Lawlor v. Pennell, 2012 NLCA 32
In 2004, the plaintiff, Pennell, suffered soft tissue injuries as the result of a motor vehicle accident with the defendant, Lawlor. She commenced an action seeking damages for her physical injuries and “ongoing pain, suffering and distress” but later amended her claim to allege that private investigators hired by the Lawlors had harassed and been aggressive to her, causing “severe emotional trauma” and harm to Pennell and her unborn child.
Since the accident, a number of Pennell’s treating physicians had suggested her mental health may be complicating her recovery and recommended that she seek consultation with a psychiatrist or a psychologist. Therefore, the Lawlors requested that she submit to a mental examination, which Pennell refused. They brought a rule 34.01 application requesting an order that Pennell submit to an examination by a designated psychiatrist. The applications judge considered the competing rights, the plaintiff’s right to privacy and the defendant’s right to know the case against them. He gave significant weight to the fact that Pennell had undergone several medical examinations already by consent, finding that the balance was in her favour. He then found that her mental condition was not put “in issue”, as required by rule 34.01.

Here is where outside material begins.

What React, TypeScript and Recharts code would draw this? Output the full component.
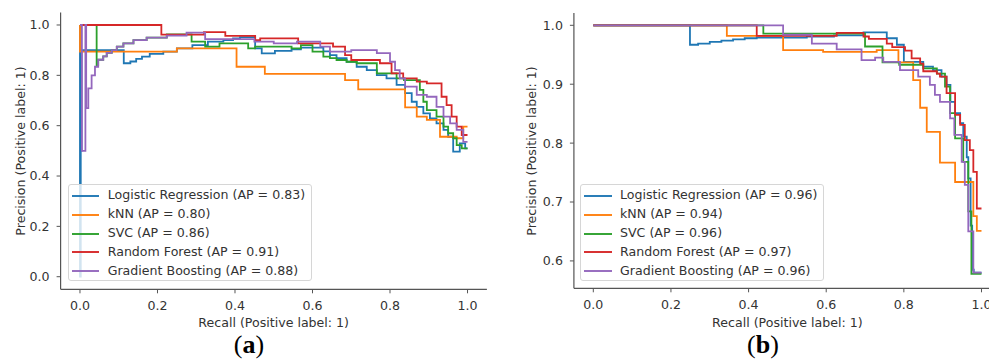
import React from 'react';
import { LineChart, Line, XAxis, YAxis } from 'recharts';

const modelNames = ['Logistic Regression', 'kNN', 'SVC', 'Random Forest', 'Gradient Boosting'];
const modelColors = ['#1f77b4', '#ff7f0e', '#2ca02c', '#d62728', '#9467bd'];
const apA = ['0.83', '0.80', '0.86', '0.91', '0.88'];
const apB = ['0.96', '0.94', '0.96', '0.97', '0.96'];
const xTicks = [0, 0.2, 0.4, 0.6, 0.8, 1.0];
const yTicksA = [0, 0.2, 0.4, 0.6, 0.8, 1.0];
const yTicksB = [0.6, 0.7, 0.8, 0.9, 1.0];
const xTitle = 'Recall (Positive label: 1)';
const yTitle = 'Precision (Positive label: 1)';
const captions = ['a', 'b'];

// Panel (a): [recall, precision] points, ascending recall
const logRegA = [[0, 1], [0.002, 0], [0.004, 0.5], [0.113, 0.9], [0.13, 0.848], [0.145, 0.855], [0.16, 0.865], [0.18, 0.874], [0.215, 0.885], [0.25, 0.894], [0.29, 0.907], [0.33, 0.92], [0.37, 0.934], [0.395, 0.94], [0.413, 0.947], [0.452, 0.952], [0.469, 0.907], [0.503, 0.887], [0.546, 0.897], [0.57, 0.903], [0.628, 0.91], [0.645, 0.895], [0.662, 0.88], [0.688, 0.868], [0.714, 0.854], [0.74, 0.834], [0.766, 0.821], [0.791, 0.801], [0.817, 0.788], [0.839, 0.762], [0.856, 0.729], [0.869, 0.695], [0.886, 0.675], [0.903, 0.649], [0.92, 0.629], [0.938, 0.609], [0.95, 0.583], [0.963, 0.556], [0.98, 0.497], [0.994, 0.53], [1.0, 0.51]];
const knnA = [[0, 1], [0.25, 0.894], [0.404, 0.907], [0.477, 0.834], [0.684, 0.806], [0.718, 0.781], [0.839, 0.744], [0.869, 0.673], [0.895, 0.636], [0.929, 0.623], [0.972, 0.556], [0.989, 0.55], [1.0, 0.596]];
const svcA = [[0, 1], [0.043, 1.0], [0.047, 0.841], [0.06, 0.862], [0.069, 0.875], [0.082, 0.889], [0.095, 0.9], [0.112, 0.914], [0.138, 0.927], [0.172, 0.94], [0.224, 0.95], [0.288, 0.963], [0.323, 0.934], [0.36, 0.914], [0.434, 0.927], [0.452, 0.907], [0.546, 0.914], [0.57, 0.907], [0.60, 0.92], [0.628, 0.894], [0.645, 0.874], [0.662, 0.868], [0.688, 0.861], [0.714, 0.854], [0.766, 0.848], [0.817, 0.808], [0.836, 0.788], [0.877, 0.781], [0.886, 0.742], [0.895, 0.695], [0.92, 0.662], [0.938, 0.636], [0.95, 0.596], [0.963, 0.57], [0.972, 0.55], [0.985, 0.523], [1.0, 0.51]];
const rfA = [[0, 1], [0.21, 1.0], [0.32, 0.962], [0.375, 0.972], [0.452, 0.957], [0.465, 0.94], [0.563, 0.947], [0.653, 0.927], [0.684, 0.914], [0.70, 0.88], [0.774, 0.861], [0.804, 0.848], [0.834, 0.808], [0.869, 0.788], [0.895, 0.775], [0.933, 0.768], [0.946, 0.715], [0.959, 0.682], [0.972, 0.636], [0.985, 0.596], [1.0, 0.563]];
const gbA = [[0, 1], [0.005, 1.0], [0.014, 0.5], [0.016, 1.0], [0.0215, 0.67], [0.03, 0.748], [0.0387, 0.8], [0.047, 0.834], [0.06, 0.862], [0.069, 0.875], [0.082, 0.889], [0.095, 0.9], [0.112, 0.914], [0.138, 0.927], [0.172, 0.94], [0.224, 0.95], [0.275, 0.958], [0.323, 0.97], [0.45, 0.944], [0.5, 0.934], [0.56, 0.927], [0.62, 0.934], [0.645, 0.914], [0.70, 0.894], [0.766, 0.9], [0.80, 0.888], [0.813, 0.854], [0.825, 0.821], [0.839, 0.788], [0.869, 0.755], [0.895, 0.722], [0.92, 0.715], [0.938, 0.675], [0.955, 0.636], [0.972, 0.609], [0.989, 0.583], [1.0, 0.536]];

// Panel (b)
const logRegB = [[0, 1], [0.249, 1.0], [0.27, 0.967], [0.30, 0.969], [0.33, 0.972], [0.36, 0.974], [0.39, 0.976], [0.421, 0.978], [0.55, 0.979], [0.62, 0.981], [0.696, 0.983], [0.756, 0.988], [0.782, 0.978], [0.80, 0.967], [0.85, 0.938], [0.875, 0.93], [0.897, 0.924], [0.91, 0.913], [0.92, 0.899], [0.932, 0.87], [0.945, 0.851], [0.953, 0.834], [0.962, 0.811], [0.966, 0.776], [0.972, 0.74], [0.976, 0.66], [0.98, 0.585], [1.0, 0.58]];
const knnB = [[0, 1], [0.344, 1.0], [0.489, 0.982], [0.592, 0.958], [0.73, 0.955], [0.786, 0.958], [0.824, 0.937], [0.842, 0.907], [0.859, 0.86], [0.893, 0.819], [0.932, 0.767], [0.979, 0.734], [0.988, 0.676], [1.0, 0.651]];
const svcB = [[0, 1], [0.438, 1.0], [0.70, 0.986], [0.745, 0.964], [0.788, 0.937], [0.85, 0.933], [0.885, 0.927], [0.906, 0.918], [0.919, 0.896], [0.932, 0.851], [0.953, 0.808], [0.966, 0.768], [0.974, 0.684], [1.0, 0.578]];
const rfB = [[0, 1], [0.421, 1.0], [0.627, 0.982], [0.696, 0.987], [0.71, 0.981], [0.756, 0.977], [0.77, 0.969], [0.803, 0.963], [0.82, 0.957], [0.842, 0.944], [0.85, 0.935], [0.885, 0.922], [0.893, 0.918], [0.91, 0.913], [0.932, 0.885], [0.945, 0.848], [0.957, 0.831], [0.97, 0.805], [0.979, 0.788], [0.988, 0.751], [1.0, 0.689]];
const gbB = [[0, 1], [0.489, 1.0], [0.563, 0.984], [0.627, 0.969], [0.691, 0.959], [0.726, 0.941], [0.747, 0.945], [0.79, 0.938], [0.837, 0.924], [0.867, 0.913], [0.88, 0.899], [0.893, 0.882], [0.919, 0.87], [0.93, 0.842], [0.949, 0.814], [0.957, 0.768], [0.966, 0.729], [0.979, 0.65], [1.0, 0.58]];

const toPts = (a: number[][]) => a.map(([r, p]) => ({ r, p }));

const FONT = '"DejaVu Sans", sans-serif';
const TEXT = '#333';
const SPINE = '#555';
const FS = 12.6;

type PanelProps = {
  series: number[][][];
  yTicks: number[];
  yDomain: [number, number];
  left: number;
  top: number;
  yAxisW: number;
  rightM: number;
  xAxisH: number;
};

function Panel({ series, yTicks, yDomain, left, top, yAxisW, rightM, xAxisH }: PanelProps) {
  const xDomain: [number, number] = [-0.05, 1.05];
  const tickStyle = { fill: TEXT, fontSize: FS, fontFamily: FONT };
  return (
    <div style={{ position: 'absolute', left, top: 0 }}>
      <LineChart width={500} height={363} margin={{ top, right: rightM, bottom: 0, left: 0 }}>
        <XAxis
          xAxisId="x"
          dataKey="r"
          type="number"
          domain={xDomain}
          allowDataOverflow
          ticks={xTicks}
          tickFormatter={(v: number) => v.toFixed(1)}
          tick={tickStyle}
          tickSize={4}
          tickMargin={8}
          height={xAxisH}
          axisLine={{ stroke: SPINE, strokeWidth: 1.2 }}
          tickLine={{ stroke: SPINE, strokeWidth: 1 }}
        />
        <XAxis
          xAxisId="top"
          orientation="top"
          type="number"
          domain={xDomain}
          allowDataOverflow
          height={0}
          tick={false}
          tickLine={false}
          axisLine={{ stroke: SPINE, strokeWidth: 1.2 }}
        />
        <YAxis
          yAxisId="y"
          type="number"
          domain={yDomain}
          allowDataOverflow
          ticks={yTicks}
          tickFormatter={(v: number) => v.toFixed(1)}
          tick={tickStyle}
          tickSize={4}
          tickMargin={7}
          width={yAxisW}
          axisLine={{ stroke: SPINE, strokeWidth: 1.2 }}
          tickLine={{ stroke: SPINE, strokeWidth: 1 }}
        />
        <YAxis
          yAxisId="right"
          orientation="right"
          type="number"
          domain={yDomain}
          allowDataOverflow
          width={0}
          tick={false}
          tickLine={false}
          axisLine={{ stroke: SPINE, strokeWidth: 1.2 }}
        />
        {series.map((s, i) => (
          <Line
            key={modelNames[i]}
            xAxisId="x"
            yAxisId="y"
            data={toPts(s)}
            dataKey="p"
            type="stepBefore"
            stroke={modelColors[i]}
            strokeWidth={1.8}
            dot={false}
            activeDot={false}
            isAnimationActive={false}
          />
        ))}
      </LineChart>
    </div>
  );
}

function LegendBox({ left, ap }: { left: number; ap: string[] }) {
  return (
    <div
      style={{
        position: 'absolute',
        left,
        top: 184,
        width: 244,
        height: 97,
        border: '1px solid #d6d6d6',
        borderRadius: 3,
        background: 'rgba(255,255,255,0.8)',
        boxSizing: 'border-box',
        paddingTop: 1.3,
        fontFamily: FONT,
        fontSize: FS,
        color: TEXT,
      }}
    >
      {modelNames.map((n, i) => (
        <div key={n} style={{ height: 18.9, display: 'flex', alignItems: 'center', whiteSpace: 'nowrap' }}>
          <div style={{ marginLeft: 3, width: 27.5, height: 2, background: modelColors[i], opacity: 0.95 }} />
          <span style={{ marginLeft: 8.5, lineHeight: '18.9px' }}>{`${n} (AP = ${ap[i]})`}</span>
        </div>
      ))}
    </div>
  );
}

export default function App() {
  return (
    <div style={{ position: 'absolute', left: 0, top: 0, width: 989, height: 363, overflow: 'hidden', background: '#fff' }}>
      <Panel
        series={[logRegA, knnA, svcA, rfA, gbA]}
        yTicks={yTicksA}
        yDomain={[-0.05, 1.05]}
        left={0}
        top={12.4}
        yAxisW={60.6}
        rightM={13.1}
        xAxisH={73.7}
      />
      <Panel
        series={[logRegB, knnB, svcB, rfB, gbB]}
        yTicks={yTicksB}
        yDomain={[0.5535, 1.0209]}
        left={513}
        top={13}
        yAxisW={60.9}
        rightM={12.1}
        xAxisH={74.7}
      />
      <LegendBox left={67.7} ap={apA} />
      <LegendBox left={580} ap={apB} />
      <svg width={989} height={363} style={{ position: 'absolute', left: 0, top: 0, pointerEvents: 'none' }}>
        <g fontFamily={FONT} fontSize={FS} fill={TEXT}>
          <text x={20} y={151} transform="rotate(-90 20 151)" textAnchor="middle" dominantBaseline="central">{yTitle}</text>
          <text x={531} y={151} transform="rotate(-90 531 151)" textAnchor="middle" dominantBaseline="central">{yTitle}</text>
          <text x={273.7} y={322.5} textAnchor="middle" dominantBaseline="central">{xTitle}</text>
          <text x={787.4} y={322.5} textAnchor="middle" dominantBaseline="central">{xTitle}</text>
        </g>
        <g fontFamily='"Liberation Serif", serif' fontSize={26} fill="#000">
          <text x={249} y={353} textAnchor="middle">(<tspan fontWeight="bold">{captions[0]}</tspan>)</text>
          <text x={763} y={353} textAnchor="middle">(<tspan fontWeight="bold">{captions[1]}</tspan>)</text>
        </g>
      </svg>
    </div>
  );
}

The Court of Appeal upheld the ruling but clarified the test. An applications judge must first, as a threshold matter, decide whether mental health is in issue. Then they may move on to consider the competing rights. The Court of Appeal noted that mental examinations will be ordered less frequently than physical because they are intrusive and require doctor-patient trust, which is difficult to establish with an unfamiliar psychiatrist chosen by opposing counsel.